--- ENTRIES ---

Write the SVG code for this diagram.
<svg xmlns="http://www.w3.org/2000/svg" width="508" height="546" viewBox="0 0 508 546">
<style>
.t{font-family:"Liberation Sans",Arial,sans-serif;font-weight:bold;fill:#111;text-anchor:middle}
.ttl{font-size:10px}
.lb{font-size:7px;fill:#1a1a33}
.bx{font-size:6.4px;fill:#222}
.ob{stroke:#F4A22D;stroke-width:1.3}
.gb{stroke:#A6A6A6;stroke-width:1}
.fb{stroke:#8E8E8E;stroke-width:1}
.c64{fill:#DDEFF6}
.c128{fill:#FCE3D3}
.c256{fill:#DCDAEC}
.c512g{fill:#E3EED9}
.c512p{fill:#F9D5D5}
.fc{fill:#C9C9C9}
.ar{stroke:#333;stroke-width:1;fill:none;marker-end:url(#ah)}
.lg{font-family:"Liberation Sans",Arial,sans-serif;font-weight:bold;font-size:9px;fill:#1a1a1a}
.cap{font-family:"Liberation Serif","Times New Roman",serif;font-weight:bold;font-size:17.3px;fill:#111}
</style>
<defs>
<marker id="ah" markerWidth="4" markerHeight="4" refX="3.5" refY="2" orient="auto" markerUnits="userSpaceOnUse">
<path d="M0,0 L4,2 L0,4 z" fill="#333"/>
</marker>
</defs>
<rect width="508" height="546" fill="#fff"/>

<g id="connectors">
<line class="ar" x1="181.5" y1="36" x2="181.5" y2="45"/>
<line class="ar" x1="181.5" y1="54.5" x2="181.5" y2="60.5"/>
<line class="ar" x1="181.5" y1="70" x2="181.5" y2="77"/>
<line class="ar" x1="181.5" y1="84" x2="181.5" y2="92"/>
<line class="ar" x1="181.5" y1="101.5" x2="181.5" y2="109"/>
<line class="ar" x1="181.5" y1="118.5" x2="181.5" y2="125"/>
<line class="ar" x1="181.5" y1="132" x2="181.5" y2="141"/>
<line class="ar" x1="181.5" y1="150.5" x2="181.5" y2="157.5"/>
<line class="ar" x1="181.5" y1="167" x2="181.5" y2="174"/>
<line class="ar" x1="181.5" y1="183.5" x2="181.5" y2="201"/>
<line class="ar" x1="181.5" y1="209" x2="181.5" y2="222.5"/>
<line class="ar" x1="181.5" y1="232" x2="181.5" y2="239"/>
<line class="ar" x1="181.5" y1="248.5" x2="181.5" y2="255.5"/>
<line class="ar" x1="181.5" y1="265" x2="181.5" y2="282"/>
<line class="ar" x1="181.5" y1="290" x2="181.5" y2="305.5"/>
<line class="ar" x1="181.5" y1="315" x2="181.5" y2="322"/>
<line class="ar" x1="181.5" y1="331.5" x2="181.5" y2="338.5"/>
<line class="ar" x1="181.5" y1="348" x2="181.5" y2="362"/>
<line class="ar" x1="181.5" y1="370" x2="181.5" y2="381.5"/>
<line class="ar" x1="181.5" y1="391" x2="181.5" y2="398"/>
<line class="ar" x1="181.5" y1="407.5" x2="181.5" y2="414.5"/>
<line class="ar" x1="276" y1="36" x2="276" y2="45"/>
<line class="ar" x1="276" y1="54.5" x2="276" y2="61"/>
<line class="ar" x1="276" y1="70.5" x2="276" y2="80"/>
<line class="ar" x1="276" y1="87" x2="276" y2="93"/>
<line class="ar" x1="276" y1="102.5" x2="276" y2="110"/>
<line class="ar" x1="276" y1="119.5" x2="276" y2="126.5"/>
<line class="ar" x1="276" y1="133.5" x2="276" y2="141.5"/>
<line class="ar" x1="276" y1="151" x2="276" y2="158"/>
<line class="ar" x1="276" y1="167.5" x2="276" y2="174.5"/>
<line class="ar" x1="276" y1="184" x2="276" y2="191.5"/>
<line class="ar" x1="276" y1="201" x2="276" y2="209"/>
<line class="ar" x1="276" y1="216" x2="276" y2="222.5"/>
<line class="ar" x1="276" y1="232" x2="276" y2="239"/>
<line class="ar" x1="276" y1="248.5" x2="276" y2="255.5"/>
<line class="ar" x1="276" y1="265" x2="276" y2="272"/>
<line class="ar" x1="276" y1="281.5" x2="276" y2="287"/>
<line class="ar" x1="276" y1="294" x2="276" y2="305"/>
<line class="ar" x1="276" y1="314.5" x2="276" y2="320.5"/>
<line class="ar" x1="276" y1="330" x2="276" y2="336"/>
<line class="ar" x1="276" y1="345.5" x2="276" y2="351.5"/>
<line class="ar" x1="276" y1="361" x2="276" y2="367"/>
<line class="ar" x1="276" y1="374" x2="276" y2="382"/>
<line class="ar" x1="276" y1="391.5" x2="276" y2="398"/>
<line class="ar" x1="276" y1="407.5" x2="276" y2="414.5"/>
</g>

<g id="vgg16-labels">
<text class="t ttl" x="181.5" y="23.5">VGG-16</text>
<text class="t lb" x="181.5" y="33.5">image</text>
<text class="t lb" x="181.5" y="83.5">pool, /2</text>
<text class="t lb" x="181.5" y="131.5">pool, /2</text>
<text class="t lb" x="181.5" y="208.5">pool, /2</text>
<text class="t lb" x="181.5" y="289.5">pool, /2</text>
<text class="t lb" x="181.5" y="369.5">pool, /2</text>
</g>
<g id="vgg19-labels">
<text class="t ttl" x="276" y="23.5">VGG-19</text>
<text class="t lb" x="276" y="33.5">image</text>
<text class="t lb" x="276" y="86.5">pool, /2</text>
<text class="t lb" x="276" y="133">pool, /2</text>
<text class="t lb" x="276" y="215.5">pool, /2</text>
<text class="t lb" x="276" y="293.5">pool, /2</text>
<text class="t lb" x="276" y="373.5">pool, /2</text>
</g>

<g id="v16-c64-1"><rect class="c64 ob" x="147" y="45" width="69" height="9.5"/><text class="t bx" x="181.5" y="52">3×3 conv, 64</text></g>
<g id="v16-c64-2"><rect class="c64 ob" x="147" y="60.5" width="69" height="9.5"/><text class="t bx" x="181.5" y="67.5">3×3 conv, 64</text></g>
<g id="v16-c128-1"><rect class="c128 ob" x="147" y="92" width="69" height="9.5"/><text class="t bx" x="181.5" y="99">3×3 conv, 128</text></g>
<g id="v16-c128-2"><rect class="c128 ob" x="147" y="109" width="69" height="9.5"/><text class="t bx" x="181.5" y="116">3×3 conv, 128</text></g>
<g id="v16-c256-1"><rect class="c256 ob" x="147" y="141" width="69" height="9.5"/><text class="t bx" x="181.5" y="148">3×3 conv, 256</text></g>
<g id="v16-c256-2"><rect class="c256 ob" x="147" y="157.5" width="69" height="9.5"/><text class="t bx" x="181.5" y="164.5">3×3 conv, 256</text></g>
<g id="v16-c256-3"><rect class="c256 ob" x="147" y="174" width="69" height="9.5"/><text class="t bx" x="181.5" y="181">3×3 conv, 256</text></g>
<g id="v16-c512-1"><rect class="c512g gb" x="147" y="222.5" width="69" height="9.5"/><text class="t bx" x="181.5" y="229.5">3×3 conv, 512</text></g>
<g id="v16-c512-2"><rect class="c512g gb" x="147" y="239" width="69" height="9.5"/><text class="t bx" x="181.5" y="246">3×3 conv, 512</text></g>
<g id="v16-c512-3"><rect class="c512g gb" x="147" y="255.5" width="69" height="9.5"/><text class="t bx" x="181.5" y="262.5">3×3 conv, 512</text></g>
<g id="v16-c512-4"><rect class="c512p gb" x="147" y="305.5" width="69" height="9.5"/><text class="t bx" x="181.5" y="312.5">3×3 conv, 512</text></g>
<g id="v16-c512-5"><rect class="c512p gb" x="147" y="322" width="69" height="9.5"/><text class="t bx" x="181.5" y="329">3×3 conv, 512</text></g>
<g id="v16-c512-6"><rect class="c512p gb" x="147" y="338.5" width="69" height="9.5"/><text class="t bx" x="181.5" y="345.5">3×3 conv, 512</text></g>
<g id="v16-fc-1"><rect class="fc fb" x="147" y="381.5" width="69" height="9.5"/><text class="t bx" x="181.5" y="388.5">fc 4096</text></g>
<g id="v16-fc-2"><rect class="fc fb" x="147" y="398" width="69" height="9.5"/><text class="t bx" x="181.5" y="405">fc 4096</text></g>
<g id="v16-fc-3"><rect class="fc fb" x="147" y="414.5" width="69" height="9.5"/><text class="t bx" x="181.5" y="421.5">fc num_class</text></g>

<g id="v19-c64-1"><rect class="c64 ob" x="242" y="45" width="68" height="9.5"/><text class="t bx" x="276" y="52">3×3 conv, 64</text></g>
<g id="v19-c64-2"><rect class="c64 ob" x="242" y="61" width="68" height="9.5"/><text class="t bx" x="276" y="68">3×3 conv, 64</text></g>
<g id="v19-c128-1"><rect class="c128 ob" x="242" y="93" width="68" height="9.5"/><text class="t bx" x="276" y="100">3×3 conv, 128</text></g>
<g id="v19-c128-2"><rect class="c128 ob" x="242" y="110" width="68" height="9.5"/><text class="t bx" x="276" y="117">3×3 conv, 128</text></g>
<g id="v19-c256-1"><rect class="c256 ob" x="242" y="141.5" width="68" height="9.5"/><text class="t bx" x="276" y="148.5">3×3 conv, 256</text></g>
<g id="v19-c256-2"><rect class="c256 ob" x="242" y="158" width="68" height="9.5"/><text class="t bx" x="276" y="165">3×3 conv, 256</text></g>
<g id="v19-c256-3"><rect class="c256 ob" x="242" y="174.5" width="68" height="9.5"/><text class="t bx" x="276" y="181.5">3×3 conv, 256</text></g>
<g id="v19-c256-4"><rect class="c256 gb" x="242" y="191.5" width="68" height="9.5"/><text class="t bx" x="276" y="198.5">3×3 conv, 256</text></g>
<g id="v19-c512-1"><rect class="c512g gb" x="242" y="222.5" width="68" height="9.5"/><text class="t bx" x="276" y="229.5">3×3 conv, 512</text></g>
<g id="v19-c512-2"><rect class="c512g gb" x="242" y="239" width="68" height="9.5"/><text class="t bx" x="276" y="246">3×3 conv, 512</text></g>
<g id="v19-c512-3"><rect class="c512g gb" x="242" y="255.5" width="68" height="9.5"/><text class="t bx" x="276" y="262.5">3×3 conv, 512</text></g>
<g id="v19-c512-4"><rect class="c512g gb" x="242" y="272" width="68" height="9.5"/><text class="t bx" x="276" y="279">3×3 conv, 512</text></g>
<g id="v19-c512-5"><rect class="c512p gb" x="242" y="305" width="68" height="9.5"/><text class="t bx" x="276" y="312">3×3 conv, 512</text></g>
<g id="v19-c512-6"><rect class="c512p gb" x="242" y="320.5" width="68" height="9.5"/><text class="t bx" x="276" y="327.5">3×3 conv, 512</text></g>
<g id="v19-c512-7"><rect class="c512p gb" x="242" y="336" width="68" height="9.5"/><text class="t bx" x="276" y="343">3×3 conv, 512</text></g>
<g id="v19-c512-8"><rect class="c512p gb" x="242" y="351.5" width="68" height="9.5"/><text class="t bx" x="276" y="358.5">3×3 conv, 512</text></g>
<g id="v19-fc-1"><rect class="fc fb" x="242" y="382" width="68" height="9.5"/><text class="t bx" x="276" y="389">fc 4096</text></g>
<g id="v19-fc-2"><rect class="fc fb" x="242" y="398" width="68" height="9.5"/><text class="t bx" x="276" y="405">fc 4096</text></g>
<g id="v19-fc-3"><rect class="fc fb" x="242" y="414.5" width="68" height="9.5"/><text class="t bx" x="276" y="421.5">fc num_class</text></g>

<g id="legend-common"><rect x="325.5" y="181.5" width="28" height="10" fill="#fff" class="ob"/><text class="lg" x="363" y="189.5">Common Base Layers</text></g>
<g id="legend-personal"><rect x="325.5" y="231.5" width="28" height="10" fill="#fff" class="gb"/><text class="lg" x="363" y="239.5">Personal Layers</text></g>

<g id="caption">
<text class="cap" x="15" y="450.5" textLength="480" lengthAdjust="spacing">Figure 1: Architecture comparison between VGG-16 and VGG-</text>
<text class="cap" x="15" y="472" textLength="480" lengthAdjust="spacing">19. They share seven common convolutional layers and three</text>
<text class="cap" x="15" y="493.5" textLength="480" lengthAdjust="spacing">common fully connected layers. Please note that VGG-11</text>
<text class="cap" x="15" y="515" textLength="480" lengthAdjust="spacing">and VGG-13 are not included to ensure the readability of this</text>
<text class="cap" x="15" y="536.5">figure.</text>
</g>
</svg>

---
--- ENTRIES ---

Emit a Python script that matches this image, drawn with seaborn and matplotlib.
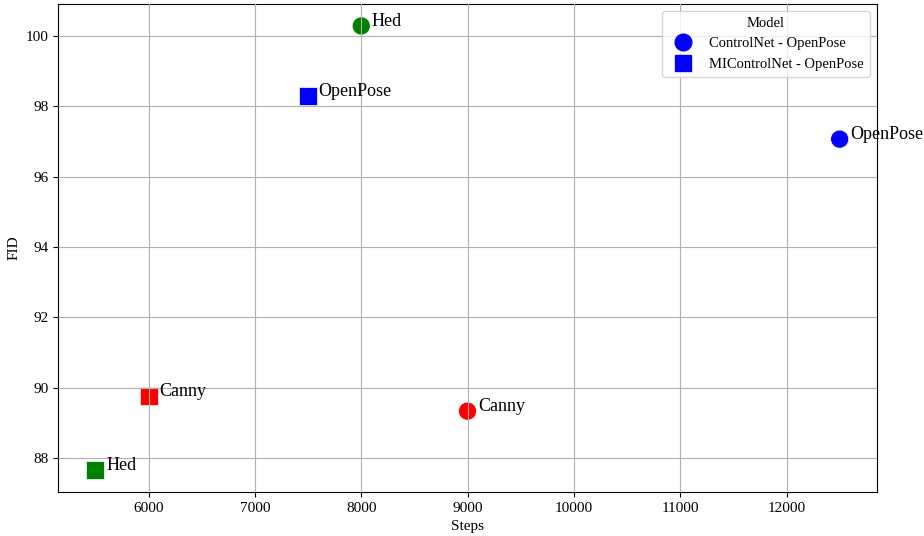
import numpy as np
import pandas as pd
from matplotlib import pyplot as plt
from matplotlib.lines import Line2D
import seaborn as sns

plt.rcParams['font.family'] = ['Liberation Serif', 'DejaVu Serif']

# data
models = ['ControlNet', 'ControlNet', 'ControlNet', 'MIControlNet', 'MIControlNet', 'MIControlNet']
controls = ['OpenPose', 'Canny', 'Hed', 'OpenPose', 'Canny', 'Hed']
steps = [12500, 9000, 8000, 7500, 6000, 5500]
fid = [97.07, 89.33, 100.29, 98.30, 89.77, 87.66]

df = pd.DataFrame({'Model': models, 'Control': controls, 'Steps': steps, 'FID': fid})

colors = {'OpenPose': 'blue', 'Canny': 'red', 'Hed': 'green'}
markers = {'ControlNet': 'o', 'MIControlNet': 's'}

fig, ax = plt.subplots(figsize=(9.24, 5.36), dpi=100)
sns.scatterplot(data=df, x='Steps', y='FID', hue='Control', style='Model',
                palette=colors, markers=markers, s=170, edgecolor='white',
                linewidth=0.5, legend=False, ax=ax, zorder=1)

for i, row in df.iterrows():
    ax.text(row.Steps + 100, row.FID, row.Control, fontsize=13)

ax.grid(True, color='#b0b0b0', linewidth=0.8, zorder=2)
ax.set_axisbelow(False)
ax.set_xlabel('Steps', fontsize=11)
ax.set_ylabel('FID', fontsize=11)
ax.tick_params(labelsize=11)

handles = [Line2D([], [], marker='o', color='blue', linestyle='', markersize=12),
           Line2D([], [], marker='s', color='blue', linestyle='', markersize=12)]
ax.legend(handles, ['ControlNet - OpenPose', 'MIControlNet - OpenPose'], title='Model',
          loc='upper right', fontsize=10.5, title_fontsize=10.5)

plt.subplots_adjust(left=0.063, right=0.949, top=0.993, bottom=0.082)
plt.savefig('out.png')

---
--- ENTRIES ---

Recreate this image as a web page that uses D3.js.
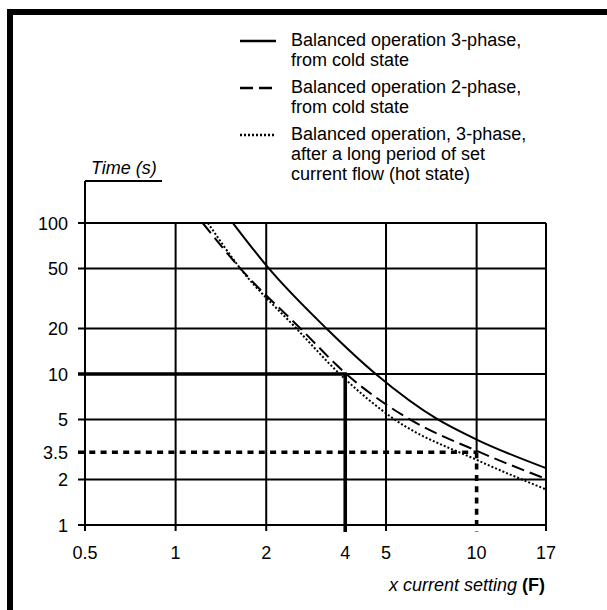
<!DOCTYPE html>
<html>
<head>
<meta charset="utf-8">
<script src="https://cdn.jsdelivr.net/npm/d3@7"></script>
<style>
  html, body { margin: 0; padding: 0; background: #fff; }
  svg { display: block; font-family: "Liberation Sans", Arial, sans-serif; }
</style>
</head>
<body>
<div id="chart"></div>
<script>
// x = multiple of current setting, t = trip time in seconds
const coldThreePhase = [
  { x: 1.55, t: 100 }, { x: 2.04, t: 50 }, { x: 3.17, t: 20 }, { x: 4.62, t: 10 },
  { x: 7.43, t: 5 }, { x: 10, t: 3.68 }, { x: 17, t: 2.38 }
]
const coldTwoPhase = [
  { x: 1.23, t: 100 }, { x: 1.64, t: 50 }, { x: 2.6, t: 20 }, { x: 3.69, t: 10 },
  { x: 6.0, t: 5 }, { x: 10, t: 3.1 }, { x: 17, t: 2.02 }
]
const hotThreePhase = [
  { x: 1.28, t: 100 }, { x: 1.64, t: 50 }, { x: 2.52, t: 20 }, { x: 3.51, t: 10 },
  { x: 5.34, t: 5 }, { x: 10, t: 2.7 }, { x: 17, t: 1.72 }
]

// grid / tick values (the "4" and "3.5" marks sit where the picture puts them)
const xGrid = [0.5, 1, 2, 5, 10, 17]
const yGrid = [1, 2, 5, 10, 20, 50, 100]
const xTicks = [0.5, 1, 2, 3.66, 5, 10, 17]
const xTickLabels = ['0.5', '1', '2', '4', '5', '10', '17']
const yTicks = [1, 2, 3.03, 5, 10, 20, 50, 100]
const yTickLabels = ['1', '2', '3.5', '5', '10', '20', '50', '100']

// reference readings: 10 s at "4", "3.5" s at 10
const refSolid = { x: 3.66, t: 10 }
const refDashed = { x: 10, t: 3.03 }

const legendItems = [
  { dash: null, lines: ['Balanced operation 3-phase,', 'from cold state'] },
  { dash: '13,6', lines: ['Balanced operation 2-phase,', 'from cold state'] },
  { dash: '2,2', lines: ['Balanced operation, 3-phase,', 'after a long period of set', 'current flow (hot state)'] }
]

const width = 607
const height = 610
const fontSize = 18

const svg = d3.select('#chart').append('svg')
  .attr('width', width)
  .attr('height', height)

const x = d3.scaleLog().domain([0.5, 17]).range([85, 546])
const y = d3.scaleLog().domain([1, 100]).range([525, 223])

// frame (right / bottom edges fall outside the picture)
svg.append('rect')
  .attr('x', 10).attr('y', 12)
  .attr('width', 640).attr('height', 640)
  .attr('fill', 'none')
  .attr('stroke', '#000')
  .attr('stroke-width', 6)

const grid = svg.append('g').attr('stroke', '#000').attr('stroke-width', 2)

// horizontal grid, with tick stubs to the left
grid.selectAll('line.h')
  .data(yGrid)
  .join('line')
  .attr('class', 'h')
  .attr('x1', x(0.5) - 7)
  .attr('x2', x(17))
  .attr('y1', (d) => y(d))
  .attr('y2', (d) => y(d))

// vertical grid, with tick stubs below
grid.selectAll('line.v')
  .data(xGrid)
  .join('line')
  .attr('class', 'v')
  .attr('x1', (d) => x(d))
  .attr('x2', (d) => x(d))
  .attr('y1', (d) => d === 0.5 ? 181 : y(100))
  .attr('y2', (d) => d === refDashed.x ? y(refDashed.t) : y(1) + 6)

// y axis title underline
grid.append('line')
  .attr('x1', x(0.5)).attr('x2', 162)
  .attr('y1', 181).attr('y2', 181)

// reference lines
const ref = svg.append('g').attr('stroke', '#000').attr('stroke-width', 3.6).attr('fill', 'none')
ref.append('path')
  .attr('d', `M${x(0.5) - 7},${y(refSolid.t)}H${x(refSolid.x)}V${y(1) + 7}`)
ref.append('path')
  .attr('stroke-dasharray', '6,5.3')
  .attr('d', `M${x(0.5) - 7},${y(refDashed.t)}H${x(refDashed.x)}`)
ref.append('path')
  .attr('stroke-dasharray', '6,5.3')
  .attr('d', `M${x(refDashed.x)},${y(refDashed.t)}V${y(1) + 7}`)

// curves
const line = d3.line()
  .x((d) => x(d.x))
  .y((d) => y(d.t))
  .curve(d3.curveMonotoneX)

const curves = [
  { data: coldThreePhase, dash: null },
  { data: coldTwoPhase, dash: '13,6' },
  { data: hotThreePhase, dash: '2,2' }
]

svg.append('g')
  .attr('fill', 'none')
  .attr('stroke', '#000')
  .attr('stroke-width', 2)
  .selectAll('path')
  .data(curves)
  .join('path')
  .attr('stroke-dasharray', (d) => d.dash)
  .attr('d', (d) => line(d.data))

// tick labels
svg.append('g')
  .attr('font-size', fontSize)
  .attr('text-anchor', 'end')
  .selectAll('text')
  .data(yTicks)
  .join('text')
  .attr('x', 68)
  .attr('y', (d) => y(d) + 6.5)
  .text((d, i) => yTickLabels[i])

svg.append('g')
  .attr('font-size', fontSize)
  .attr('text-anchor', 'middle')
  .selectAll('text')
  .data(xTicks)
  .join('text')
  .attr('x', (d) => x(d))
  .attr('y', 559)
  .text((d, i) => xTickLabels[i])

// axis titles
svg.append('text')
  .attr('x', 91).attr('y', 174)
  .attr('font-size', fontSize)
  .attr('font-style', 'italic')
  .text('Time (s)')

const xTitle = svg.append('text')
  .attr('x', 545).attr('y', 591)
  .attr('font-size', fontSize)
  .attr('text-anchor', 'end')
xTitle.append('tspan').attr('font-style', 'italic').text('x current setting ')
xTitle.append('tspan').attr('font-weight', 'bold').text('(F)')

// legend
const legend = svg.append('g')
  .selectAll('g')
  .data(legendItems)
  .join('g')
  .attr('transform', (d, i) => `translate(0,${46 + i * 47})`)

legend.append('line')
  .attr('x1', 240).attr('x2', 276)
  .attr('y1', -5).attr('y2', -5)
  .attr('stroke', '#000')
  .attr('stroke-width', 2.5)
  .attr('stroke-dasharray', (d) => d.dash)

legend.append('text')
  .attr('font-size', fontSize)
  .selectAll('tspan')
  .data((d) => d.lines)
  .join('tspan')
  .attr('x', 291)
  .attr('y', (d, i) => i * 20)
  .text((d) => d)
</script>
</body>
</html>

---

▶ YOUR INSTRUCTIONS
Reproduce nothing but the lines from the one with "Emit a Python" to the one with "plt.savefig('out.png')", both lines included, and keep every picture out of the copy.

▶ CORRECT ANSWER
Emit a Python script that matches this image, drawn with seaborn and matplotlib.
import numpy as np
import pandas as pd
from matplotlib import pyplot as plt
from matplotlib.lines import Line2D
import seaborn as sns

plt.rcParams['font.family'] = ['Liberation Serif', 'DejaVu Serif']

# data
models = ['ControlNet', 'ControlNet', 'ControlNet', 'MIControlNet', 'MIControlNet', 'MIControlNet']
controls = ['OpenPose', 'Canny', 'Hed', 'OpenPose', 'Canny', 'Hed']
steps = [12500, 9000, 8000, 7500, 6000, 5500]
fid = [97.07, 89.33, 100.29, 98.30, 89.77, 87.66]

df = pd.DataFrame({'Model': models, 'Control': controls, 'Steps': steps, 'FID': fid})

colors = {'OpenPose': 'blue', 'Canny': 'red', 'Hed': 'green'}
markers = {'ControlNet': 'o', 'MIControlNet': 's'}

fig, ax = plt.subplots(figsize=(9.24, 5.36), dpi=100)
sns.scatterplot(data=df, x='Steps', y='FID', hue='Control', style='Model',
                palette=colors, markers=markers, s=170, edgecolor='white',
                linewidth=0.5, legend=False, ax=ax, zorder=1)

for i, row in df.iterrows():
    ax.text(row.Steps + 100, row.FID, row.Control, fontsize=13)

ax.grid(True, color='#b0b0b0', linewidth=0.8, zorder=2)
ax.set_axisbelow(False)
ax.set_xlabel('Steps', fontsize=11)
ax.set_ylabel('FID', fontsize=11)
ax.tick_params(labelsize=11)

handles = [Line2D([], [], marker='o', color='blue', linestyle='', markersize=12),
           Line2D([], [], marker='s', color='blue', linestyle='', markersize=12)]
ax.legend(handles, ['ControlNet - OpenPose', 'MIControlNet - OpenPose'], title='Model',
          loc='upper right', fontsize=10.5, title_fontsize=10.5)

plt.subplots_adjust(left=0.063, right=0.949, top=0.993, bottom=0.082)
plt.savefig('out.png')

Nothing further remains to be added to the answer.